E verosimile che il materiale con cui è stato realizzato lo Chalet Torlonia sia provenuto dalla Toscana o dall’alto Lazio, luoghi non troppo lontani da Roma dove risiedeva lo stabilimento Boccaccini. Il legno di Pino marittimo ha il durame rossiccio, differenziato dall’alburno giallastro; i suoi anelli annuali sono ben distinguibili per l’ampia zona di legno tardivo; esso è piuttosto pesante, fortemente resinoso e con fibre grossolane, perciò non è adatto ad usi di falegnameria fine. Alcune sue caratteristiche: valori non molto elevati per il ritiro; mediamente durabile; alburno molto impregnabile; durame non impregnabile; suscettibile agli Anobidi, alle Termiti ed al fungo Hylotrupes bajulus.

Castanea sativa Miller.; sinonimi: Castanea vulgaris LLam., Castanea vesca Gaertn, Castanea castanea Karst; nome volgare: Castagno.
Il Castagno è una latifoglia, Ordine Fagales, Famiglia Fagaceae.
E’ un albero che soltanto eccezionalmente raggiunge i 35 m di altezza, normalmente è alto 15-20 m ed ha un diametro di 6-8 m; è molto longevo, può arrivare fino a 500 anni.

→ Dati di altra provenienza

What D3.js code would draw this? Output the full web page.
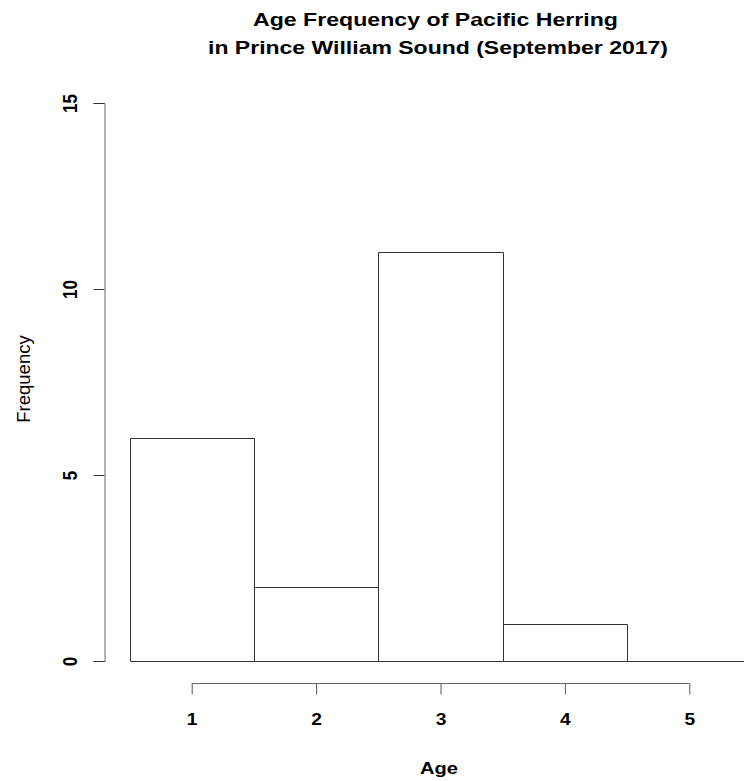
<!DOCTYPE html>
<html>
<head>
<meta charset="utf-8">
<script src="https://cdn.jsdelivr.net/npm/d3@7"></script>
<style>
  html, body { margin: 0; padding: 0; background: #fff; }
  svg { display: block; }
</style>
</head>
<body>
<svg id="chart" width="744" height="781"></svg>
<script>
// Herring age counts, September 2017 sample
const ages = [1, 2, 3, 4, 5];
const counts = [6, 2, 11, 1, 0];
const yTicks = [0, 5, 10, 15];
const titleLines = ["Age Frequency of Pacific Herring", "in Prince William Sound (September 2017)"];

const svg = d3.select("#chart");

// Bars are unit-wide bins centred on each age
const x = d3.scaleLinear().domain([0.5, 5.5]).range([129.5, 751.5]);
const y = d3.scaleLinear().domain([0, 15]).range([661, 103]);

const font = "'Liberation Sans', Arial, Helvetica, sans-serif";
const stretch = 1.2; // text is drawn slightly wide

// Bars as closed outlines, so an empty bin still shows its base line
svg.append("g").selectAll("path")
  .data(ages.map((a, i) => ({ age: a, n: counts[i] })))
  .join("path")
  .attr("d", d => {
    const x0 = Math.round(x(d.age - 0.5)) + 0.5;
    const x1 = Math.round(x(d.age + 0.5)) + 0.5;
    const y0 = Math.round(y(0)) + 0.5;
    const y1 = Math.round(y(d.n)) + 0.5;
    return `M${x0},${y0}V${y1}H${x1}V${y0}Z`;
  })
  .attr("fill", "#fff")
  .attr("stroke", "#333")
  .attr("stroke-width", 1);

// Y axis
const yAxis = svg.append("g")
  .attr("transform", "translate(104.5,0)")
  .call(d3.axisLeft(y).tickValues(yTicks).tickSize(11).tickFormat(d3.format("d")));
yAxis.select(".domain").attr("stroke", "#666");
yAxis.selectAll(".tick line").attr("stroke", "#333");
yAxis.selectAll(".tick text")
  .attr("x", 0).attr("dy", null)
  .attr("transform", `translate(-27.5,0) scale(${stretch},1) rotate(-90)`)
  .attr("text-anchor", "middle")
  .attr("font-family", font)
  .attr("font-size", 17)
  .attr("font-weight", "bold")
  .attr("fill", "#000");

// X axis
const xAxis = svg.append("g")
  .attr("transform", "translate(0,683.5)")
  .call(d3.axisBottom(x).tickValues(ages).tickSize(11).tickFormat(d3.format("d")));
xAxis.select(".domain").attr("d", `M${x(1)},0H${x(5)}`).attr("stroke", "#666");
xAxis.selectAll(".tick line").attr("stroke", "#555");
xAxis.selectAll(".tick text")
  .attr("y", 0).attr("dy", null)
  .attr("transform", `translate(0,41.5) scale(${stretch},1)`)
  .attr("font-family", font)
  .attr("font-size", 16)
  .attr("font-weight", "bold")
  .attr("fill", "#000");

// Title
const titleWidths = [365, 460];
svg.append("g").selectAll("text")
  .data(titleLines)
  .join("text")
  .attr("x", (d, i) => [435.5, 438][i])
  .attr("y", (d, i) => 26 + i * 28)
  .attr("text-anchor", "middle")
  .attr("font-family", font)
  .attr("font-size", 19)
  .attr("font-weight", "bold")
  .attr("textLength", (d, i) => titleWidths[i])
  .attr("lengthAdjust", "spacingAndGlyphs")
  .text(d => d);

// Axis titles
svg.append("text")
  .attr("x", 439).attr("y", 774)
  .attr("text-anchor", "middle")
  .attr("font-family", font)
  .attr("font-size", 17)
  .attr("font-weight", "bold")
  .attr("textLength", 38)
  .attr("lengthAdjust", "spacingAndGlyphs")
  .text("Age");

svg.append("text")
  .attr("transform", "translate(29.5,379) rotate(-90)")
  .attr("text-anchor", "middle")
  .attr("font-family", font)
  .attr("font-size", 18.5)
  .text("Frequency");
</script>
</body>
</html>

E’ difficile indicare l’areale d’indigenato del Castagno data l’antica coltivazione di questa specie. Allo stato spontaneo si trova in un’ampia area che gravita principalmente sul Mediterraneo orientale: il suo limite settentrionale sono i Pirenei e le Alpi. In Italia vegeta in tutto il piano medio montano dell’Appennino e delle Isole e sul piano basale delle Prealpi e delle Alpi.
La zona fitoclimatica non può che essere quella del Castanetum, ma si spinge talvolta anche nella zona del Fagetum.

Il legno di Castagno ha una netta differenziazione tra alburno giallastro e durame chiaro; sono ben visibili ad occhio nudo i grossi vasi negli anelli annuali mentre i raggi parenchimatici non sono visibili; esso è mediamente pesante, compatto ed elastico, indicato sia per paleria che per falegnameria. Alcune sue caratteristiche: ritiro radiale 4,3%; ritiro tangenziale 6,6%; buona stabilità dopo la stagionatura; buona durabilità; alburno mediamente impregnabile; durame non impregnabile; ricco di tannino che provoca macchie sui muri; non è particolarmente suscettibile ad insetti e funghi.

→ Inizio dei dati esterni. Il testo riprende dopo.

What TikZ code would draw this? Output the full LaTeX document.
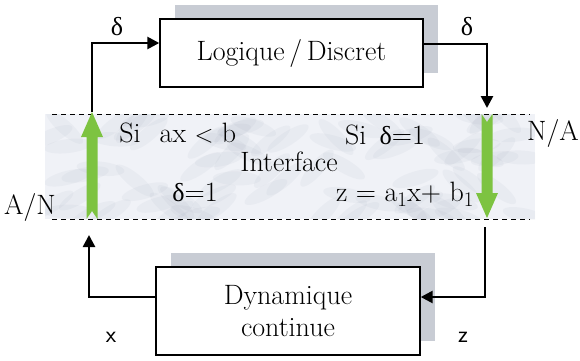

Quercus petraea (Matt.) Liebl; sinonimi: Quercus sessili Ehr, Quercus sessiflora Salisb.; nome volgare: Rovere. Il Rovere è una latifoglia, Ordine Fagales, Famiglia Fagaceae. E’ un albero alto fino a 35 m con diametro di 1-2 m; è molto longevo potendo vivere anche fino a 300 anni. L’areale del Rovere si estende a gran parte dell’Europa occidentale e centrale. Nel passato copriva grandi estensioni del territorio d’Italia; attualmente, invece, la sua presenza è d’importanza del tutto secondaria perché il Rovere si trova, sporadicamente, soltanto nelle vallate alpine e prealpine, in Maremma ed in Calabria, mentre l’unico bosco di una certa entità è sul monte Corona vicino Umbertide (Perugia).
La zona fitoclimatica è tra il Lauretum ed il Castanetum.

Il legno di Rovere ha l’alburno biancastro e il durame marrone che scurisce con il passare del tempo; gli anelli annuali sono ben distinguibili ed i raggi parenchimatici altrettanto evidenti; esso è piuttosto pesante, di facile lavorazione, di lunga durata e di bell’aspetto. Queste sue caratteristiche lo rendono uno dei legni più ricercati per molteplici usi: doghe per botti, costruzioni navali ed edili, travature, liste per pavimenti, ecc.. Alcune sue caratteristiche: ritiro radiale 4,4%; ritiro tangenziale 8,3%; tende a fendersi dopo la stagionatura; buona durabilità; alburno molto impregnabile; durame non impregnabile; non è particolarmente suscettibile ad insetti e funghi.